Nel 1677 il M. tenne a battesimo Rosa Paola Caterina, figlia di Giuseppe Procaccini; nell'atto relativo è detto residente nella parrocchia di S. Nazaro in Conca a Milano, chiesa in cui Torre ricorda degli angeli in stucco nella cappella maggiore, di sua mano, oggi perduti.

Nel 1678 il M. ottenne finalmente la concessione di aprire una bottega, che, alla sua morte, fu rilevata da Simonetta; nello stesso anno iniziò l'ultima opera per il duomo di Milano, il Profeta Samuele, lasciato incompiuto alla morte e per volontà della vedova completato da Simonetta, anche se con un intervento molto invasivo.

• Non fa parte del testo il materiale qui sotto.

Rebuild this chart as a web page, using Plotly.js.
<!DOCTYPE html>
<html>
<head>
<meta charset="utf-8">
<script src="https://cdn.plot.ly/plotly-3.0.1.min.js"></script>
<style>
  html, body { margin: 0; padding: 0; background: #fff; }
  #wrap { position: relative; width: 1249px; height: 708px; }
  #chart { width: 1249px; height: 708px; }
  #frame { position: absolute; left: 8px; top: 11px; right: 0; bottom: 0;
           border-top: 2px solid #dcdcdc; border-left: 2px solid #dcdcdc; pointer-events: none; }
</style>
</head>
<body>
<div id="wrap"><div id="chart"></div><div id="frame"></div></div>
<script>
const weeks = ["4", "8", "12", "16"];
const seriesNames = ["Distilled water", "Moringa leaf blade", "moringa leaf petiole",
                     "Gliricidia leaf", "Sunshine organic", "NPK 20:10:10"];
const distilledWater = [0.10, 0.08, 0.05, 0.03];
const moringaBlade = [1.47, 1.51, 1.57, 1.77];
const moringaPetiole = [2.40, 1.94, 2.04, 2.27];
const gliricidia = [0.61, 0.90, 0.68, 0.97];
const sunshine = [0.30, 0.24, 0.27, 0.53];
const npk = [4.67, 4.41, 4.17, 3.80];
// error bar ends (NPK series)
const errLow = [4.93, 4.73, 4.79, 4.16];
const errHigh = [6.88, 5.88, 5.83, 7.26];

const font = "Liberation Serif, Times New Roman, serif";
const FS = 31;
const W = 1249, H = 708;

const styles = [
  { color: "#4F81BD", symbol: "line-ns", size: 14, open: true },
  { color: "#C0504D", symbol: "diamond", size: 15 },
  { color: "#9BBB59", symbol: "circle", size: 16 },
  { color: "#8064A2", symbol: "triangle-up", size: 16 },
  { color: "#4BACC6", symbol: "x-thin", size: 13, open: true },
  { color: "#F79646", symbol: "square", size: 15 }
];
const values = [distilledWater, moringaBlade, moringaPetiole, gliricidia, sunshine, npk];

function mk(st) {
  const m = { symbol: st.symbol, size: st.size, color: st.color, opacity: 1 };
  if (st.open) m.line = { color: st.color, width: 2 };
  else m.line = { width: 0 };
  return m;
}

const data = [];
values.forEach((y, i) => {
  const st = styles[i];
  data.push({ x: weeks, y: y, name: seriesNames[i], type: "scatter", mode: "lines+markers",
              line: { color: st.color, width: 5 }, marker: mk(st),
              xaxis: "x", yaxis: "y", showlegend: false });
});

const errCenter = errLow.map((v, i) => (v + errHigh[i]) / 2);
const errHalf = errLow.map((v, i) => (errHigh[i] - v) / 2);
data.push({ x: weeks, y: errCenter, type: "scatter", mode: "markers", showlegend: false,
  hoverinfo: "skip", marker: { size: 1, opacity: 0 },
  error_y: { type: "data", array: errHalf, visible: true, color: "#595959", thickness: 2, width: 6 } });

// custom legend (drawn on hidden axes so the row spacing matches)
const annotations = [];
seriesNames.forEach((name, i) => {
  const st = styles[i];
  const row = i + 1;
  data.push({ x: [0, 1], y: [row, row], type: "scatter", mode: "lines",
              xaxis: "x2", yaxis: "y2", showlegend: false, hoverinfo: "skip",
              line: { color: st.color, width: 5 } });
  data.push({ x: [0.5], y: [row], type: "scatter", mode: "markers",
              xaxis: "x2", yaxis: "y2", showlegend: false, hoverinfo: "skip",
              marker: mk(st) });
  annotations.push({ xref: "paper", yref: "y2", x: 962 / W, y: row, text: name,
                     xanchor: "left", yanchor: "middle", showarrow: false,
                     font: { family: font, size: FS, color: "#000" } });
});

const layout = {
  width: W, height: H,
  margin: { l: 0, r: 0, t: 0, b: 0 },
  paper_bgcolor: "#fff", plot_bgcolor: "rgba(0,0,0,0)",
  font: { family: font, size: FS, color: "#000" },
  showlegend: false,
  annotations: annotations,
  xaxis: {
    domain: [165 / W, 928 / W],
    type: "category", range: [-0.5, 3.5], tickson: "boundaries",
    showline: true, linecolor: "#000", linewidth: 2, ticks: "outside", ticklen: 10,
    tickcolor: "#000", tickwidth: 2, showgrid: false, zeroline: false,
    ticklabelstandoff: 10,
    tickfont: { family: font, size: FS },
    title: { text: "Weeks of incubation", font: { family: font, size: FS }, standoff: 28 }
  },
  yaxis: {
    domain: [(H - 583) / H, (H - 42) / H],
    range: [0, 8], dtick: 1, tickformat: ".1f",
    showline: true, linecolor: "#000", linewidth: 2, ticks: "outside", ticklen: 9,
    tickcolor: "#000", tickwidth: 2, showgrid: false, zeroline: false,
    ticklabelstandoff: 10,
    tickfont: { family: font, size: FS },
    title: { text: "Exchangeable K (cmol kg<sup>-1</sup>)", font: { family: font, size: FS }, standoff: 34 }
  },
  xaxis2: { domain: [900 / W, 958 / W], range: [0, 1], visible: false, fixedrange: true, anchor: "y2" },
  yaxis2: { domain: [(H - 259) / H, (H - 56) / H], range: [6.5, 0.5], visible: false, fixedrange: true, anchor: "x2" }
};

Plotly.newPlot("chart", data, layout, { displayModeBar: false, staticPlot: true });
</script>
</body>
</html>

Un manoscritto riportato da Bonazzoli (Archivio storico della Veneranda Fabbrica del duomo di Milano, reg. 1476: Milano, Corpo Santo, Scuola Operai) indica come data di morte del M. il 12 ott. 1680 a circa quarant'anni d'età.

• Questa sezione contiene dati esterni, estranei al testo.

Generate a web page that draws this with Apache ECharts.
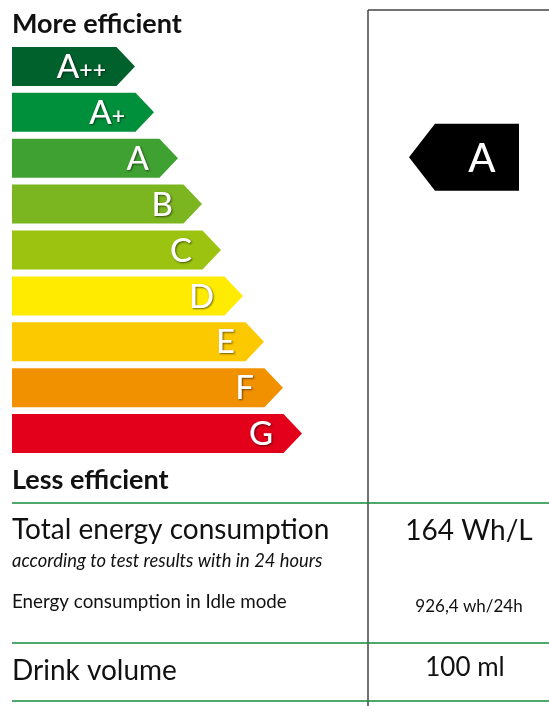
<!DOCTYPE html>
<html><head><meta charset="utf-8">
<script src="https://cdn.jsdelivr.net/npm/echarts@6/dist/echarts.min.js"></script>
<style>html,body{margin:0;padding:0;background:#fff}#c{width:549px;height:706px}</style>
</head><body><div id="c"></div>
<script>
// ---- data ----
const classes = ['A++', 'A+', 'A', 'B', 'C', 'D', 'E', 'F', 'G'];
const barLengths = [123, 142, 166, 190, 209, 231, 252, 271, 290];
const classColors = ['#00612c', '#008f3a', '#3fa132', '#7bb51f', '#9bc30f', '#feeb00', '#fcc800', '#f29100', '#e2001a'];
const rating = 'A';
const topLabel = 'More efficient';
const bottomLabel = 'Less efficient';
const tableLabels = ['Total energy consumption', 'Energy consumption in Idle mode', 'Drink volume'];
const tableSubLabel = 'according to test results with in 24 hours';
const tableValues = ['164 Wh/L', '926,4 wh/24h', '100 ml'];

const FONT = 'Lato, "Open Sans", sans-serif';
const chart = echarts.init(document.getElementById('c'), null, {renderer: 'canvas'});

const shadow = {textShadowColor: 'rgba(0,0,0,0.55)', textShadowBlur: 2, textShadowOffsetX: 1, textShadowOffsetY: 1};

function labelText(name) {
  const base = name.replace(/\+/g, '');
  const plus = name.slice(base.length);
  return plus ? '{a|' + base + '}{p|' + plus + '}' : '{a|' + base + '}';
}

function renderBar(params, api) {
  const idx = api.value(0);
  const len = api.value(1);
  const s = api.coord([0, idx]);
  const e = api.coord([len, idx]);
  const h = api.size([0, 1])[1] * 0.85;
  const half = h / 2;
  const tip = half * 0.95;
  const y = s[1];
  const pts = [[s[0], y - half], [e[0] - tip, y - half], [e[0], y], [e[0] - tip, y + half], [s[0], y + half]];
  return {
    type: 'group',
    children: [
      {type: 'polygon', shape: {points: pts}, style: {fill: classColors[idx]}},
      {type: 'text', style: Object.assign({
        text: labelText(classes[idx]), x: e[0] - 29, y: y + 1, align: 'right', verticalAlign: 'middle',
        fill: '#fff',
        rich: {
          a: Object.assign({fontFamily: FONT, fontSize: 33, fontWeight: 500, fill: '#fff', verticalAlign: 'middle'}, shadow),
          p: Object.assign({fontFamily: FONT, fontSize: 23, fontWeight: 600, fill: '#fff', verticalAlign: 'middle', padding: [6, 0, 0, 0]}, shadow)
        }
      }, shadow)}
    ]
  };
}

function renderRating(params, api) {
  const idx = api.value(0);
  const y = api.coord([0, idx])[1] - 1;
  const half = 33.5;
  const pts = [[409, y], [435, y - half], [519, y - half], [519, y + half], [435, y + half]];
  return {
    type: 'group',
    children: [
      {type: 'polygon', shape: {points: pts}, style: {fill: '#000'}},
      {type: 'text', style: {text: classes[idx], x: 482, y: y + 2, align: 'center', verticalAlign: 'middle',
        fontFamily: FONT, fontSize: 40, fontWeight: 500, fill: '#fff'}}
    ]
  };
}

const green = '#178a3c';
const txt = (text, x, y, size, opts) => ({
  type: 'text', x: x, y: y,
  style: Object.assign({text: text, fontFamily: FONT, fontSize: size, fill: '#111', verticalAlign: 'middle', align: 'left'}, opts || {})
});
const line = (x1, y1, x2, y2, color) => ({
  type: 'line', shape: {x1, y1, x2, y2}, style: {stroke: color, lineWidth: 1.5}
});

const graphics = [
  line(368, 10, 368, 706, '#444'),
  line(368, 10, 549, 10, '#444'),
  line(12, 503, 549, 503, green),
  line(12, 643, 549, 643, green),
  line(12, 701, 549, 701, green),
  txt(topLabel, 12, 24, 27, {fontWeight: 'bold'}),
  txt(bottomLabel, 12, 480, 27, {fontWeight: 'bold'}),
  txt(tableLabels[0], 12, 530, 28, {fontWeight: 400}),
  txt(tableSubLabel, 12, 561, 18.4, {fontStyle: 'italic', fontWeight: 400}),
  txt(tableLabels[1], 12, 602, 18.8, {fontWeight: 400}),
  txt(tableLabels[2], 12, 671, 28, {fontWeight: 400}),
  txt(tableValues[0], 469, 531, 28, {align: 'center', fontWeight: 400}),
  txt(tableValues[1], 469, 607, 17, {align: 'center', fontWeight: 400}),
  txt(tableValues[2], 465, 668, 26, {align: 'center', fontWeight: 400})
];

chart.setOption({
  animation: false,
  grid: {left: 12, right: 0, top: 43.5, height: 413},
  xAxis: {type: 'value', min: 0, max: 537, show: false},
  yAxis: {type: 'category', data: classes, inverse: true, show: false},
  series: [
    {type: 'custom', renderItem: renderBar, data: classes.map((c, i) => [i, barLengths[i]]), encode: {x: 1, y: 0}},
    {type: 'custom', renderItem: renderRating, data: [[classes.indexOf(rating)]], encode: {y: 0}}
  ],
  graphic: graphics
});
</script>
</body></html>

Fonti e Bibl.: C. Torre, Il ritratto di Milano (1674), Milano 1714, pp. 32, 225, 389; L. Malaspina di Sannazaro, Descrizione della certosa di Pavia, Milano 1818, p. 20; B.C. Kreplin, in U. Thieme - F. Becker, Künstlerlexikon, XXIII, Leipzig 1929, p. 548; S. Vigezzi, La scultura lombarda, III, Nell'età barocca, Milano 1930, pp. 55-59; G. Casati, La chiesa nobile del Castello di Milano (S. Maria del Carmine) nel 500 anniversario della sua erezione, Milano 1952, pp. 75-79; A.F. Albuzzi, Memorie per servire alla storia de' pittori, scultori e architetti milanesi, a cura di G. Nicodemi, in L'Arte, LV (1956), p. 113; R. Bossaglia, La scultura, in La certosa di Pavia, Milano 1968, pp. 69-80; M.T. Fiorio, Le chiese di Milano, Milano 1985, pp. 116-118; G. Passarelli, S. Maria del Carmine. Storia, arte, fede, Milano 1987, pp. 32-38; S. Della Torre, Carriere ecclesiastiche e committenza in patria: una traccia per il Seicento comasco, in Il Seicento a Como. Dipinti dai musei civici e dal territorio (catal.), Como 1989, pp. 11-22; M.L. Rizzini, Vicende del patrimonio artistico comasco tra il 1770 ed il 1895, ibid., pp. 81-95; A. Spiriti, La grande decorazione barocca: iconografia e gusto, in Il palazzo Arese Borromeo a Cesano Maderno, a cura di M.L. Gatti Perer, Milano 1999, pp. 154-162; E. Bonazzoli, I Volpino. Studi su una famiglia di artisti lombardi attivi tra Cinquecento e Seicento, tesi di laurea, Università cattolica del Sacro Cuore, Milano, a.a. 2003-04.